In operation, the force should be monitored to assure that the crimping operation has actually begun prior to attempting to identify the point 58. This will prevent errors that may occur due to a premature zero reading of zero force prior to the ram 14 passing the point 52. This is illustrated in the block diagram shown in Figure 4.
As shown in Figure 4, the force signal from the strain gage 24 appearing on the leads 26 is monitored at 70, to assure that the crimping operation has actually begun. This may be done by establishing a force, distance, and perhaps time relationship in the case of a known good crimped connection and then comparing these parameters to the force and distance signals received during the current crimping operation. In the present example, this is done by continually monitoring and comparing the force to a predetermined value indicated as P on the Y axis of the graph 50. When the force becomes greater than P, monitoring continues and the force is repeatedly compared to zero. When the force signal recedes to substantially zero, simultaneously therewith at 72 the distance signal from the linear differential transformer 30 that appears on the leads 42 is translated into crimp height. This is done by simply equating the voltage of the distance signal to a corresponding distance between the ram 14 and the base 12 and then subtracting the length of the die set halves 16 and 18. When calibrating the linear differential transformer 30, as set forth above, the lengths of the die set halves may be factored in so that the voltage output of the transformer 30 will directly correspond to the crimp height F. In any case, the crimp height, as measured in this way, is now examined at 74 to determine whether or not it falls within the allowable range for a high quality crimped connection. In the present example, a standard crimp height was previously stored in a memory 76, which may be a computer ROM or RAM or other machine readable medium that is well known in the industry, see Figure 4. The measured crimp height is compared, at 74, to this standard crimp height. If the comparison shows that the two are within a predetermined amount then a pass signal is generated, otherwise a reject signal is generated. The pass/reject signals may be coupled to suitable apparatus for automatically directing wires or cables having defective terminations to a reject station for further action by an operator or simply discarding.

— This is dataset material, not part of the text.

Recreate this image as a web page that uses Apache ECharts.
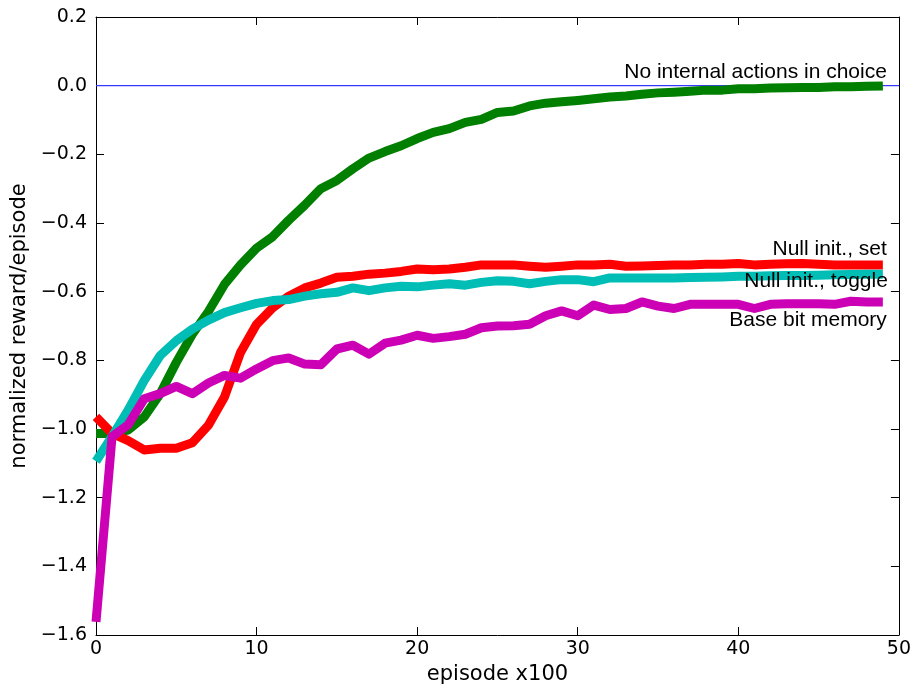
<!DOCTYPE html>
<html>
<head>
<meta charset="utf-8">
<script src="https://cdn.jsdelivr.net/npm/echarts@6/dist/echarts.min.js"></script>
<style>
html,body{margin:0;padding:0;background:#fff;}
#chart{width:914px;height:690px;}
</style>
</head>
<body>
<div id="chart"></div>
<script>
var episodes = [];
for (var i = 0; i < 50; i++) episodes.push(i);

var seriesNames = ['No internal actions in choice', 'Null init., set', 'Null init., toggle', 'Base bit memory'];

var noInternal = [-1.013,-1.013,-1.003,-0.965,-0.897,-0.806,-0.724,-0.658,-0.579,-0.522,
  -0.473,-0.440,-0.392,-0.348,-0.300,-0.276,-0.242,-0.211,-0.192,-0.175,
  -0.154,-0.136,-0.125,-0.107,-0.098,-0.078,-0.074,-0.059,-0.051,-0.047,
  -0.043,-0.038,-0.033,-0.030,-0.025,-0.021,-0.019,-0.016,-0.013,-0.013,
  -0.009,-0.009,-0.007,-0.006,-0.005,-0.005,-0.003,-0.003,-0.002,-0.001];

var nullSet = [-0.965,-1.013,-1.034,-1.061,-1.056,-1.056,-1.040,-0.989,-0.907,-0.777,
  -0.695,-0.647,-0.613,-0.589,-0.575,-0.558,-0.555,-0.549,-0.546,-0.541,
  -0.534,-0.536,-0.534,-0.529,-0.522,-0.522,-0.522,-0.526,-0.529,-0.526,
  -0.522,-0.522,-0.520,-0.526,-0.525,-0.524,-0.522,-0.522,-0.520,-0.520,
  -0.518,-0.522,-0.520,-0.519,-0.518,-0.520,-0.522,-0.522,-0.522,-0.522];

var nullToggle = [-1.094,-1.022,-0.945,-0.859,-0.786,-0.743,-0.709,-0.683,-0.661,-0.647,
  -0.634,-0.626,-0.623,-0.613,-0.606,-0.602,-0.589,-0.597,-0.589,-0.584,
  -0.586,-0.581,-0.577,-0.581,-0.573,-0.568,-0.570,-0.577,-0.570,-0.565,
  -0.565,-0.571,-0.560,-0.560,-0.560,-0.560,-0.560,-0.559,-0.558,-0.557,
  -0.555,-0.555,-0.554,-0.553,-0.553,-0.552,-0.551,-0.550,-0.549,-0.549];

var baseBit = [-1.562,-1.022,-0.988,-0.912,-0.897,-0.876,-0.897,-0.866,-0.844,-0.852,
  -0.825,-0.801,-0.793,-0.811,-0.813,-0.767,-0.756,-0.782,-0.750,-0.741,
  -0.727,-0.736,-0.731,-0.724,-0.705,-0.700,-0.699,-0.695,-0.670,-0.656,
  -0.670,-0.639,-0.652,-0.649,-0.630,-0.642,-0.649,-0.637,-0.637,-0.637,
  -0.637,-0.649,-0.637,-0.635,-0.635,-0.635,-0.637,-0.628,-0.630,-0.630];

var referenceX = [0, 50];
var referenceY = [0, 0];

var xTicks = [0, 10, 20, 30, 40, 50];
var yTicks = [-1.6, -1.4, -1.2, -1.0, -0.8, -0.6, -0.4, -0.2, 0.0, 0.2];

var colors = ['#007f00', '#ff0000', '#00bdb5', '#cc00b4'];
var labelOffsets = [[4, -14], [4, -16], [5, 7], [4, 18]];

function pairs(xs, ys) { return xs.map(function (x, k) { return [x, ys[k]]; }); }
function fmtY(v) {
  var a = Math.abs(v).toFixed(1);
  return (v < -1e-9 ? '\u2212' : '') + a;
}

var allData = [noInternal, nullSet, nullToggle, baseBit];

var tickFont = { fontFamily: 'DejaVu Sans', fontSize: 19, color: '#000' };
var axisLine = { show: true, onZero: false, lineStyle: { color: '#000', width: 1 } };
var axisTick = { show: true, inside: true, length: 8, lineStyle: { color: '#000', width: 1 } };

var series = [{
  type: 'line',
  data: pairs(referenceX, referenceY),
  showSymbol: false,
  symbol: 'none',
  lineStyle: { color: '#3838ff', width: 1.3 },
  z: 1,
  silent: true
}];

allData.forEach(function (d, k) {
  series.push({
    name: seriesNames[k],
    type: 'line',
    data: pairs(episodes, d),
    symbol: 'none',
    showSymbol: false,
    lineStyle: { color: colors[k], width: 9, cap: 'butt', join: 'round' },
    z: 2 + k,
    markPoint: {
      symbol: 'circle',
      symbolSize: 0,
      silent: true,
      data: [{ coord: [episodes[episodes.length - 1], d[d.length - 1]] }],
      label: {
        show: true,
        position: 'inside',
        formatter: seriesNames[k],
        align: 'right',
        verticalAlign: 'middle',
        offset: labelOffsets[k],
        fontFamily: 'Liberation Sans',
        fontSize: 21,
        color: '#000'
      }
    }
  });
});

var chart = echarts.init(document.getElementById('chart'), null, { renderer: 'canvas' });
chart.setOption({
  animation: false,
  backgroundColor: '#fff',
  grid: { left: 96, top: 17, right: 13, bottom: 50, show: false },
  xAxis: [{
    type: 'value', min: xTicks[0], max: xTicks[xTicks.length - 1], interval: 10,
    position: 'bottom',
    axisLine: axisLine, axisTick: axisTick, splitLine: { show: false },
    axisLabel: Object.assign({ margin: 5, showMinLabel: true, showMaxLabel: true }, tickFont),
    name: 'episode x100', nameLocation: 'middle', nameGap: 29,
    nameTextStyle: { fontFamily: 'DejaVu Sans', fontSize: 21, color: '#000' }
  }, {
    type: 'value', min: xTicks[0], max: xTicks[xTicks.length - 1], interval: 10,
    position: 'top',
    axisLine: axisLine, axisTick: axisTick, splitLine: { show: false },
    axisLabel: { show: false }
  }],
  yAxis: [{
    type: 'value', min: yTicks[0], max: yTicks[yTicks.length - 1], interval: 0.2,
    position: 'left',
    axisLine: axisLine, axisTick: axisTick, splitLine: { show: false },
    axisLabel: Object.assign({ margin: 9, formatter: fmtY, showMinLabel: true, showMaxLabel: true }, tickFont),
    name: 'normalized reward/episode', nameLocation: 'middle', nameGap: 66,
    nameTextStyle: { fontFamily: 'DejaVu Sans', fontSize: 21, color: '#000' }
  }, {
    type: 'value', min: yTicks[0], max: yTicks[yTicks.length - 1], interval: 0.2,
    position: 'right',
    axisLine: axisLine, axisTick: axisTick, splitLine: { show: false },
    axisLabel: { show: false }
  }],
  series: series
});
</script>
</body>
</html>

When the distance signal from the sensor 30 is translated into crimp height at 72, it may optionally be displayed on a printer, video monitor, or similar output device 78 and it may be stored in the memory 76 for future use as an audit trail or for performance evaluation.
A very substantial advantage of the present invention is the ability to perform a qualitative test on a crimped connection at the instant that the connection is made. This permits such testing during the manufacturing process in an automated environment and the automatic rejection of crimped connections that fail the test. Another advantage is the ability to store the results of such testing for the purpose of providing a historical audit trail in the event of machine malfunction or to monitor tooling wear. Additionally, such historic data may be useful in various performance analysis.